Thursday, September 11, 2008

Virginia Woolf: "I was fascinated by her hearing voices ..." New Dance By Lynne Taylor-corbett

Not Afraid Of Virginia Woolf

Groundworks Premieres New Dance By Lynne Taylor-corbett
By Michael Gill

"I feel certain that I am going mad again," Virginia Woolf wrote in her oft-quoted suicide note to husband Leonard Woolf. "I feel we can't go through another of those terrible times. And I shan't recover this time. I begin to hear voices, and I can't concentrate. So I am doing what seems the best thing to do. You have given me the greatest possible happiness. You have been in every way all that anyone could be. I don't think two people could have been happier 'til this terrible disease came."

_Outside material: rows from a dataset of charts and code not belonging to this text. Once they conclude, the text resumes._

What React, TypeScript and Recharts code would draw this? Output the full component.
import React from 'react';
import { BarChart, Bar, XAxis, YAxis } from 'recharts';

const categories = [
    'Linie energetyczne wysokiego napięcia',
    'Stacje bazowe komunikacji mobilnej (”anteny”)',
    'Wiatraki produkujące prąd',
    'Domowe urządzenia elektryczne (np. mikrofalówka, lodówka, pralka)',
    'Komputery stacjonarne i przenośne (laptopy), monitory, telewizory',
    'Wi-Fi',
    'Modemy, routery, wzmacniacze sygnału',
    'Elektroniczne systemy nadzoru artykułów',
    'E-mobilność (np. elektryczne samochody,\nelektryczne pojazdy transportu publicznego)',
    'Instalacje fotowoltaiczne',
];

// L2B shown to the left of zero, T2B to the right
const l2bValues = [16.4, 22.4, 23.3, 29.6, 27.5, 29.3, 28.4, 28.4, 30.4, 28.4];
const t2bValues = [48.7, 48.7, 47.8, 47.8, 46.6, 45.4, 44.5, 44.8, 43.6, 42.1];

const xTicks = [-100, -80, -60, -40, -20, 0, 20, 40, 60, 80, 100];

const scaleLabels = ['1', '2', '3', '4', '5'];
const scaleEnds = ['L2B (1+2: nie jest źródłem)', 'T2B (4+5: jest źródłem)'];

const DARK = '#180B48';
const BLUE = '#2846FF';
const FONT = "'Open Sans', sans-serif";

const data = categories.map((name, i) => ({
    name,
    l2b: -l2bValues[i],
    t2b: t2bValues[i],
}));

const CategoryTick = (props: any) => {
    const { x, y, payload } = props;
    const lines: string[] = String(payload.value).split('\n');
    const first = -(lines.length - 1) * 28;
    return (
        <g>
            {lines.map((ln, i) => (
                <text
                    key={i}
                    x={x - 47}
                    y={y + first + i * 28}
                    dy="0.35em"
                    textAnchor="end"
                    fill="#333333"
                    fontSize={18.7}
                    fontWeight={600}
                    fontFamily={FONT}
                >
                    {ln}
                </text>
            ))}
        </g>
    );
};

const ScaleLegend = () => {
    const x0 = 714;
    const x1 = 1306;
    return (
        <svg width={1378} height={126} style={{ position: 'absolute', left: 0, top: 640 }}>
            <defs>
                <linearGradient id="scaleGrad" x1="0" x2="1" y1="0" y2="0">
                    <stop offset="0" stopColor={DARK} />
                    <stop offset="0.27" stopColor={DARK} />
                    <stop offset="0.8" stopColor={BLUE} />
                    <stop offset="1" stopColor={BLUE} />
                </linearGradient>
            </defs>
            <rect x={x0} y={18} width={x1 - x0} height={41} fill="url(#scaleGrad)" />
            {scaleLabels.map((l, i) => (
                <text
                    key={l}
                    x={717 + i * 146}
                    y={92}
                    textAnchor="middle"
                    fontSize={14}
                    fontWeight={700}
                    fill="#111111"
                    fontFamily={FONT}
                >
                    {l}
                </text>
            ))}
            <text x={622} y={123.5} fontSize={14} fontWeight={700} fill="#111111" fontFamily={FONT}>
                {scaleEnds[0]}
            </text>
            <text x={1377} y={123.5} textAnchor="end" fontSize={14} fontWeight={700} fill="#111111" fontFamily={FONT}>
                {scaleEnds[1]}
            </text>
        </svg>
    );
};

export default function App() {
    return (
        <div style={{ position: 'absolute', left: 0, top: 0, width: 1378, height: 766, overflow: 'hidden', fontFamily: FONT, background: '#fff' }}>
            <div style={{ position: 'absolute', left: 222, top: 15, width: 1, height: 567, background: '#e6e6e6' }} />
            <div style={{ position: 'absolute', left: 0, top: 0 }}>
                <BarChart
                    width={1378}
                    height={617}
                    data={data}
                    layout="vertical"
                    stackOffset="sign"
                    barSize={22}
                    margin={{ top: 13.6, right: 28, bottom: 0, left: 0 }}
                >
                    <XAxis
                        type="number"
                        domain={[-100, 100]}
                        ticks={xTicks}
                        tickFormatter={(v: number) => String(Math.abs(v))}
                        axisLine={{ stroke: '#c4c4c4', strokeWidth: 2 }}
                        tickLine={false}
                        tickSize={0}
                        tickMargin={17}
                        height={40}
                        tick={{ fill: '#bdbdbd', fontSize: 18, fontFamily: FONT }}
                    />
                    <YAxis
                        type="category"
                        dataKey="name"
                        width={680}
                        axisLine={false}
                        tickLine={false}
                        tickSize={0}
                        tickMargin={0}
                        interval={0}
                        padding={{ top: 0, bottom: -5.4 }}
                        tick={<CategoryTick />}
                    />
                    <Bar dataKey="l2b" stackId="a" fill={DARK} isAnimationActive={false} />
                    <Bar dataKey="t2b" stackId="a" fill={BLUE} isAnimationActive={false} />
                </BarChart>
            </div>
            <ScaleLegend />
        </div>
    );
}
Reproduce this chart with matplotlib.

Suffering from what scholars have posthumously diagnosed as bipolar disorder, Woolf put an end to her own misery by filling her pockets with rocks and walking into a river. The final hours of the great English novelist and essayist's life have long fascinated the acclaimed choreographer Lynne Taylor-Corbett, who is best known for work on Broadway shows like Chess and Swing, and movies including Footloose and My Blue Heaven. She spoke with Scene by phone from New York, where she was casting the dance company for a touring production of the Disney musical Tarzan.

"Virginia Woolf is, for some reason, an author that affected me when I was in my 20s," she says. "She's so much in our culture. I was fascinated by her hearing voices as her depression was coming on." Taylor-Corbett is in town this week for GroundWorks Dancetheater's premiere of her yet-to-be-named work, a fantasy based on the imagined final hours of the writer in the room of her own - a time during which she decided she couldn't go on living and drag her husband through her depression, but had the presence of mind and awareness of their mutual love to write such a cogent and heartfelt letter.

Full article, Clevelend Free Times, September, 2008

"She was suffering," the choreographer says, "but this woman was not insane."

1 comment:

Unknown said...

Virginia Woolf, one of the founders of the movement known as Modernism, is one of the most important woman writers in English. Her stream-of-consciousness essays and novels provide an invaluable insight into both her own life experiences and those of women at the beginning of the twentieth century.